I have a dataset and I am looking to see if there is a way to match data based on col values.
col-A col-B
Apple squash
Apple lettuce
Banana Carrot
Banana Carrot
Banana Carrot
dragon turnip
melon potato
melon potato
pear potato
Match
- if col A matches another col a and col b doesn't match
- if col B matches another col B and col a doesn't match
col-A col-B
Apple squash
Apple lettuce
melon potato
melon potato
pear potato
edit fixed typo
edit2 fixed 2nd typo
CodePudding user response:
IIUC, you need to compute two masks to identify which group has a unique match with the other values:
m1 = df.groupby('col-B')['col-A'].transform('nunique').gt(1)

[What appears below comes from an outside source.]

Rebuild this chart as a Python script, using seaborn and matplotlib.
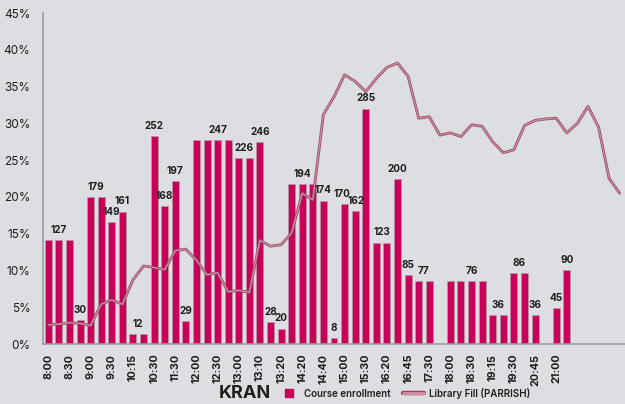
import matplotlib
matplotlib.use("Agg")
import matplotlib.pyplot as plt
import matplotlib.patheffects as pe
from matplotlib.lines import Line2D
import numpy as np
import pandas as pd
import seaborn as sns

# ---------------- data ----------------
n_slots = 55
tick_positions = list(range(0, 50, 2))
tick_labels = ["8:00", "8:30", "9:00", "9:30", "10:15", "10:30", "11:30", "12:00",
               "12:30", "13:00", "13:10", "13:20", "14:20", "14:40", "15:00", "15:30",
               "16:20", "16:45", "17:30", "18:00", "18:30", "19:15", "19:30", "20:45",
               "21:00"]

# course enrollment (% of axis scale) per time slot, None = no bar
enroll_pct = [14.1, 14.1, 14.1, 3.3, 20.0, 20.0, 16.6, 18.0, 1.3, 1.3,
              28.3, 18.8, 22.1, 3.1, 27.7, 27.7, 27.7, 27.7, 25.3, 25.3,
              27.5, 3.0, 2.1, 21.7, 21.7, 21.7, 19.5, 0.8, 19.0, 18.1,
              32.0, 13.8, 13.8, 22.4, 9.4, 8.6, 8.6, None, 8.5, 8.5,
              8.5, 8.5, 3.9, 3.9, 9.6, 9.6, 3.9, None, 4.9, 10.0,
              None, None, None, None, None]

# enrollment counts shown as labels (slot position, text)
label_pos = [1, 3, 4.5, 6, 7, 8.5, 10, 11, 12, 13, 16, 18.5, 20, 21, 22, 24, 26, 27,
             27.75, 29.1, 30, 31.5, 33, 34, 35.5, 40, 42.5, 44.5, 46, 48, 49]
label_text = ["127", "30", "179", "149", "161", "12", "252", "168", "197", "29", "247",
              "226", "246", "28", "20", "194", "174", "8", "170", "162", "285", "123",
              "200", "85", "77", "76", "36", "86", "36", "45", "90"]

# library fill (%) per slot
library_fill = [2.6, 2.7, 2.9, 2.8, 2.5, 5.4, 6.0, 5.4, 8.7, 10.6,
                10.4, 10.1, 12.7, 12.9, 11.4, 9.4, 9.7, 7.1, 7.3, 7.0,
                14.1, 13.3, 13.5, 15.1, 20.5, 19.6, 31.2, 33.6, 36.6, 35.7,
                34.3, 36.1, 37.6, 38.2, 36.4, 30.7, 30.9, 28.4, 28.7, 28.2,
                29.8, 29.6, 27.5, 26.0, 26.4, 29.7, 30.4, 30.6, 30.7, 28.7,
                30.0, 32.3, 29.5, 22.5, 20.5]

# ---------------- style ----------------
bg = "#dddee2"
bar_color = "#c8005a"
line_core = "#d98aa6"
line_edge = "#8a4d63"
text_color = "#1e1e1e"
spine_color = "#9b9b9e"

sns.set_theme(style="white")
plt.rcParams["font.family"] = ["Inter", "DejaVu Sans"]

fig = plt.figure(figsize=(6.25, 4.04), dpi=100, facecolor=bg)
ax = fig.add_axes([0.0688, 0.1485, 0.9312, 0.8193], facecolor=bg)

df = pd.DataFrame({"slot": np.arange(n_slots), "enroll": enroll_pct, "fill": library_fill})
bars_df = df.dropna(subset=["enroll"])

sns.barplot(data=bars_df, x="slot", y="enroll", native_scale=True, color=bar_color,
            saturation=1, width=0.66, edgecolor="#b59aa6", linewidth=0.5, ax=ax, zorder=2)

sns.lineplot(data=df, x="slot", y="fill", ax=ax, color=line_core, linewidth=0.9, zorder=3,
             path_effects=[pe.Stroke(linewidth=2.0, foreground=line_edge), pe.Normal()])

# value labels (height taken from the bar(s) under each label)
enroll_arr = np.array([np.nan if v is None else v for v in enroll_pct], dtype=float)
for p, t in zip(label_pos, label_text):
    lo, hi = int(round(p - 0.25)), int(round(p + 0.25))
    h = np.nanmax(enroll_arr[[lo, hi]])
    ax.text(p, h + 0.7, t, ha="center", va="bottom", fontsize=7.2, fontweight="bold",
            color=text_color, zorder=4)

ax.set_xlim(-0.5, 54.2)
ax.set_ylim(0, 45)
ax.set_yticks(np.arange(0, 46, 5))
ax.set_yticklabels([f"{v}%" for v in range(0, 46, 5)], fontsize=8.5, color=text_color)
ax.set_xticks(tick_positions)
ax.set_xticklabels(tick_labels, rotation=90, fontsize=7.8, fontweight="bold", color=text_color)
ax.set_xticks(np.arange(-0.5, n_slots, 1), minor=True)
ax.tick_params(axis="x", which="major", length=0, pad=7)
ax.tick_params(axis="x", which="minor", length=3, width=0.8, color=spine_color, direction="out")
ax.tick_params(axis="y", length=0, pad=9)
ax.set_xlabel("")
ax.set_ylabel("")
ax.grid(False)
for s in ["top", "right"]:
    ax.spines[s].set_visible(False)
for s in ["left", "bottom"]:
    ax.spines[s].set_color(spine_color)
    ax.spines[s].set_linewidth(1.2)

# title + legend
fig.text(0.392, 0.027, "KRAN", ha="center", va="center", fontsize=13, fontweight="bold",
         color=text_color)
handles = [
    Line2D([], [], marker="s", linestyle="none", markersize=5.5, markerfacecolor=bar_color,
           markeredgecolor=bar_color),
    Line2D([], [], color=line_core, linewidth=2.0,
           path_effects=[pe.Stroke(linewidth=3.2, foreground=line_edge), pe.Normal()]),
]
fig.legend(handles, ["Course enrollment", "Library Fill (PARRISH)"], loc="center left",
           bbox_to_anchor=(0.432, 0.027), ncol=2, frameon=False,
           handlelength=2.1, handletextpad=0.5, columnspacing=1.3, labelcolor=text_color,
           prop={"family": ["Inter", "DejaVu Sans"], "weight": "semibold", "size": 7.0})

fig.savefig("out.png", dpi=100, facecolor=bg)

m2 = df.groupby('col-A')['col-B'].transform('nunique').gt(1)
out = df[m1|m2]
Output:
col-A col-B
0 Apple squash
1 Apple lettuce
6 melon potato
7 melon potato
8 pear potato
You can also get the unique/exclusive pairs with:
df[~(m1|m2)]
col-A col-B
2 Banana Carrot
3 Banana Carrot
4 Banana Carrot
5 Pear Cabbage
CodePudding user response:
So, if I understand well, you want to select each rows, such that grouping for colA (resp. colB) then colB (resp. colA) lead to more than one group.
I can advice :
grA = df2.groupby("colA").filter(lambda x : x.groupby("colB").ngroups > 1)
grB = df2.groupby("colB").filter(lambda x : x.groupby("colA").ngroups > 1)
Leading to :
grA
colA colB
0 Apple squash
1 Apple lettuce
and
grB
colA colB
6 melon potato
7 melon potato
8 pear potato
Merging the two dataframes will lead to the desired ouput.